3.2 Trotz Fehlens einer ausdrücklichen Rechtsprechung des Obersten Gerichtshofs zu einer konkreten Fallgestaltung liegt dann keine erhebliche Rechtsfrage vor, wenn das Gesetz selbst eine klare, das heißt eindeutige Regelung trifft (RIS‑Justiz RS0042656). Die Rechtsansicht der Vorinstanzen, dass den Beklagten der Beweis des Gegenteils (schon) deshalb gelungen sei, weil sie nachgewiesen haben, dass F***** nicht der Urheber ist, wodurch die gesetzliche Vermutung widerlegt worden sei, findet Deckung im eindeutigen Wortlaut des § 12 UrhG und bedarf keiner Korrektur durch gegenteilige Sachentscheidung.

3.3 Die von den Vorinstanzen vertretene Rechtsansicht hält sich auch im Rahmen der zu § 270 ZPO ergangenen Rechtsprechung, wonach eine gesetzliche Vermutung widerlegbar ist, es sei denn, das Gesetz verbietet ausnahmsweise die Widerlegung (6 Ob 125/10s), was bei § 12 UrhG jedoch nicht der Fall ist.

3.4 Hingegen findet die von den Klägern vertretene Ansicht, dass der durch den Beweis des Gegenteils Belastete (zusätzlich auch) nachweisen müsse, dass ein konkreter Dritter das Werk mit hoher Wahrscheinlichkeit eigenhändig geschaffen habe, keine Grundlage in der herangezogenen Norm. Die im Rechtsmittel dazu zitierten Gesetzesmaterialien zu § 12 UrhG, wonach derjenige, der die Urheberschaft des vermuteten Urhebers bestreitet, beweisen müsse, „dass ein anderer das Werk geschaffen hat“ (vgl Dillenz, Materialien zum österreichischen Urheberrecht [1986] 62), korrespondieren vielmehr mit der durch das Gesetz geschaffenen eindeutigen Rechtslage. Aus dem (hier klar) bewiesenen Umstand, dass der vermutete Urheber nicht der tatsächliche Urheber ist, folgt zwingend, dass ein anderer das Werk geschaffen haben muss.

Gegenteiliges wird auch nicht im von der Revision zitierten deutschen Schrifttum zur vergleichbaren Norm des § 10 UrhG nur im Ansatz vertreten, hält doch etwa Thum (in Wandtke/Bullinger, Praxiskommentar zum Urheberrecht4 [2014] Rz 24) ausdrücklich fest, dass derjenige, der die Vermutung zu Fall bringen will, (nur) den vollen Gegenbeweis dafür erbringen müsse, dass der als Urheber Bezeichnete nicht der wahre Urheber ist. Die Urheberschaft sei (bereits) dann widerlegt, wenn eine schöpferische Beteiligung ausgeschlossen erscheine.

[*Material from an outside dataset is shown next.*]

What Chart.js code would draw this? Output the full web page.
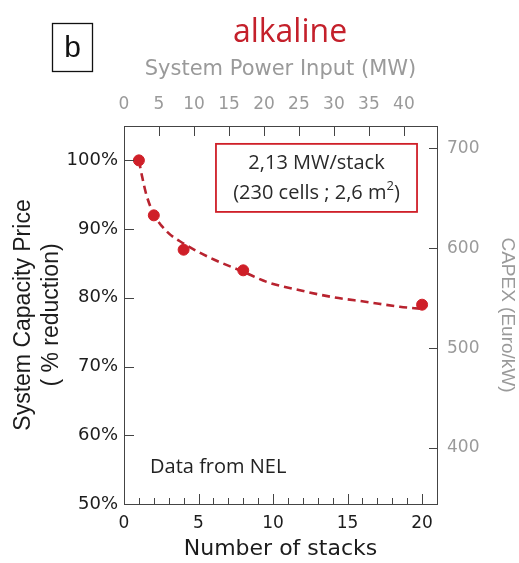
<!DOCTYPE html>
<html>
<head>
<meta charset="utf-8">
<script src="https://cdn.jsdelivr.net/npm/chart.js@4/dist/chart.umd.min.js"></script>
<style>
  html, body { margin: 0; padding: 0; background: #ffffff; }
  #wrap { width: 519px; height: 563px; }
</style>
</head>
<body>
<div id="wrap"><canvas id="chart" width="519" height="563"></canvas></div>
<script>
// Measured system prices vs. number of stacks (alkaline, NEL data)
const stacks = [1, 2, 4, 8, 20];
const priceReduction = [100, 92, 87, 84, 79];

// Dashed trend line traced through the measurements
const trendStacks = [1, 1.2, 1.5, 2, 2.9, 4, 5.8, 8, 9.6, 11.8, 14, 16.3, 18.5, 20];
const trendPrice = [100, 97.8, 95, 92.2, 89.6, 87.9, 85.8, 83.8, 82.3, 81.1, 80.1, 79.4, 78.7, 78.4];

// Axis ranges and tick labels
const stackRange = [0, 21];
const priceRange = [50, 105];
const stackTicks = [0, 5, 10, 15, 20];
const powerTicks = [0, 5, 10, 15, 20, 25, 30, 35, 40];
const priceTicks = [50, 60, 70, 80, 90, 100];
const capexTicks = [400, 500, 600, 700];
const MW_PER_STACK = 2.13;      // top axis: system power = stacks x 2.13 MW
const CAPEX_AT_FULL_PRICE = 688; // right axis: 100 % corresponds to 688 Euro/kW

const RED = '#cf1f28';
const LINE_RED = '#b8232f';
const AXIS = '#444444';
const GREY = '#9a9a9a';
const INK = '#1c1c1c';
const SANS = "'DejaVu Sans', sans-serif";
const ARIAL = "'Liberation Sans', Arial, sans-serif";
const CAL = "'Open Sans', sans-serif";

const fixTicks = values => scale => { scale.ticks = values.map(v => ({ value: v })); };

// Inward-pointing tick marks on all four sides, minor ticks along the bottom
const inwardTicks = {
  id: 'inwardTicks',
  afterDraw(chart) {
    const { ctx, chartArea: a, scales } = chart;
    ctx.save();
    ctx.strokeStyle = AXIS;
    ctx.lineWidth = 1;
    const vline = (x, y0, y1) => { const px = Math.round(x) + 0.5; ctx.beginPath(); ctx.moveTo(px, y0); ctx.lineTo(px, y1); ctx.stroke(); };
    const hline = (y, x0, x1) => { const py = Math.round(y) + 0.5; ctx.beginPath(); ctx.moveTo(x0, py); ctx.lineTo(x1, py); ctx.stroke(); };
    for (let s = 1; s <= 20; s++) {
      const major = stackTicks.includes(s);
      vline(scales.x.getPixelForValue(s), a.bottom, a.bottom - (major ? 10 : 6));
    }
    powerTicks.forEach(v => { if (v > 0) vline(scales.x2.getPixelForValue(v), a.top, a.top + 10); });
    priceTicks.forEach(v => { if (v > priceRange[0]) hline(scales.y.getPixelForValue(v), a.left, a.left + 10); });
    capexTicks.forEach(v => hline(scales.y2.getPixelForValue(v), a.right, a.right - 8));
    ctx.restore();
  }
};

// Panel letter, heading and the two text notes
const notes = {
  id: 'notes',
  afterDraw(chart) {
    const { ctx, scales } = chart;
    ctx.save();
    // panel letter
    ctx.strokeStyle = '#111';
    ctx.lineWidth = 1.3;
    ctx.strokeRect(52.5, 23.5, 40, 48);
    ctx.fillStyle = '#111';
    ctx.font = "30px " + ARIAL;
    ctx.textAlign = 'center';
    ctx.textBaseline = 'alphabetic';
    ctx.fillText('b', 72.5, 57);
    // heading
    ctx.fillStyle = '#c4202b';
    ctx.font = "32px " + CAL;
    ctx.fillText('alkaline', 290, 42);

    // stack specification box (placed in data coordinates)
    const bx0 = scales.x.getPixelForValue(6.17), bx1 = scales.x.getPixelForValue(19.66);
    const by0 = scales.y.getPixelForValue(102.4), by1 = scales.y.getPixelForValue(92.5);
    ctx.strokeStyle = RED;
    ctx.lineWidth = 1.8;
    ctx.strokeRect(bx0, by0, bx1 - bx0, by1 - by0);
    const cx = (bx0 + bx1) / 2;
    ctx.fillStyle = '#2a2a2a';
    ctx.font = "20px " + CAL;
    ctx.textBaseline = 'middle';
    ctx.textAlign = 'center';
    ctx.fillText('2,13 MW/stack', cx, by0 + 19);
    // second line with superscript
    const partA = '(230 cells ; 2,6 m', sup = '2', partB = ')';
    ctx.font = "20px " + CAL;
    const wA = ctx.measureText(partA).width, wB = ctx.measureText(partB).width;
    ctx.font = "13px " + CAL;
    const wS = ctx.measureText(sup).width;
    let x = cx - (wA + wS + wB) / 2;
    const y2 = by0 + 49;
    ctx.textAlign = 'left';
    ctx.font = "20px " + CAL;
    ctx.fillText(partA, x, y2); x += wA;
    ctx.font = "13px " + CAL;
    ctx.fillText(sup, x, y2 - 7); x += wS;
    ctx.font = "20px " + CAL;
    ctx.fillText(partB, x, y2);

    // data source
    ctx.fillStyle = '#222';
    ctx.fillText('Data from NEL', scales.x.getPixelForValue(1.75), scales.y.getPixelForValue(55.4));
    ctx.restore();
  }
};

new Chart(document.getElementById('chart'), {
  type: 'scatter',
  data: {
    datasets: [
      {
        label: 'System capacity price',
        data: stacks.map((s, i) => ({ x: s, y: priceReduction[i] })),
        backgroundColor: RED,
        borderColor: RED,
        pointRadius: 5.5,
        pointHoverRadius: 5.5,
        order: 0
      },
      {
        label: 'Trend',
        data: trendStacks.map((s, i) => ({ x: s, y: trendPrice[i] })),
        showLine: true,
        borderColor: LINE_RED,
        borderWidth: 2.6,
        borderDash: [8, 5],
        pointRadius: 0,
        cubicInterpolationMode: 'monotone',
        fill: false,
        order: 1
      }
    ]
  },
  options: {
    responsive: false,
    animation: false,
    events: [],
    layout: { padding: { top: 51, left: 0, right: 0, bottom: 0 } },
    plugins: { legend: { display: false }, tooltip: { enabled: false }, title: { display: false } },
    scales: {
      x: {
        type: 'linear', position: 'bottom', min: stackRange[0], max: stackRange[1],
        afterBuildTicks: fixTicks(stackTicks),
        afterFit: s => { s.height = 59; },
        grid: { display: false, drawTicks: false },
        border: { display: true, color: AXIS, width: 1 },
        ticks: { color: INK, font: { family: SANS, size: 17 }, padding: 9, maxRotation: 0 },
        title: { display: true, text: 'Number of stacks', color: INK, font: { family: SANS, size: 22 }, padding: { top: 0, bottom: 1 } }
      },
      x2: {
        type: 'linear', position: 'top', min: stackRange[0] * MW_PER_STACK, max: stackRange[1] * MW_PER_STACK,
        afterBuildTicks: fixTicks(powerTicks),
        afterFit: s => { s.height = 75; },
        grid: { display: false, drawTicks: false },
        border: { display: true, color: AXIS, width: 1 },
        ticks: { color: GREY, font: { family: SANS, size: 17 }, padding: 11, maxRotation: 0 },
        title: { display: true, text: 'System Power Input (MW)', color: GREY, font: { family: SANS, size: 21 }, padding: { top: 6, bottom: 0 } }
      },
      y: {
        type: 'linear', position: 'left', min: priceRange[0], max: priceRange[1],
        afterBuildTicks: fixTicks(priceTicks),
        afterFit: s => { s.width = 124; },
        grid: { display: false, drawTicks: false },
        border: { display: true, color: AXIS, width: 1 },
        ticks: { color: INK, font: { family: SANS, size: 18 }, padding: 6, callback: v => v + '%' },
        title: { display: true, text: ['System Capacity Price', '( % reduction)'], color: INK, font: { family: ARIAL, size: 23 }, padding: { top: 10, bottom: 0 } }
      },
      y2: {
        type: 'linear', position: 'right', min: priceRange[0] / 100 * CAPEX_AT_FULL_PRICE, max: priceRange[1] / 100 * CAPEX_AT_FULL_PRICE,
        afterBuildTicks: fixTicks(capexTicks),
        afterFit: s => { s.width = 82; },
        grid: { display: false, drawTicks: false },
        border: { display: true, color: AXIS, width: 1 },
        ticks: { color: GREY, font: { family: SANS, size: 17 }, padding: 10 },
        title: { display: true, text: 'CAPEX (Euro/kW)', color: GREY, font: { family: ARIAL, size: 19 }, padding: { top: 0, bottom: 0 } }
      }
    }
  },
  plugins: [inwardTicks, notes]
});
</script>
</body>
</html>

4. Schließlich zeigen die Kläger auch mit ihrem Hinweis auf 4 Ob 47/06z nicht auf, dass die Vorinstanzen von der Judikatur des Obersten Gerichtshofs abgewichen sind. Die dieser Entscheidung zugrundeliegende Konstellation ist nicht mit der hier zu prüfenden Rechtssache zu vergleichen, ging es dort doch vielmehr darum, dass die schlüssige Behauptung eines in Anspruch genommenen Werknutzungsrechts ua die Nennung der Person des Urhebers voraussetzt.

5. Die Anregung der Kläger auf Einleitung eines Vorabentscheidungsverfahrens war nicht aufzugreifen, weil zur Auslegung und Bedeutung der unionsrechtlichen Grundlagen und zu den sich daran anknüpfenden rechtlichen Konsequenzen keine Zweifel bestehen (vgl RIS‑Justiz RS0082949), zumal auch nach dem Unionsrecht die Berufung auf die Rechtsvermutung bei einem gelungenen Gegenbeweis ausgeschlossen ist (vgl Art 5 lit a der Richtlinie 2004/48/EG zur Durchsetzung der Rechte des geistigen Eigentums, wonach der Urheber eines Werks nur „mangels Gegenbeweises“ als solcher gilt).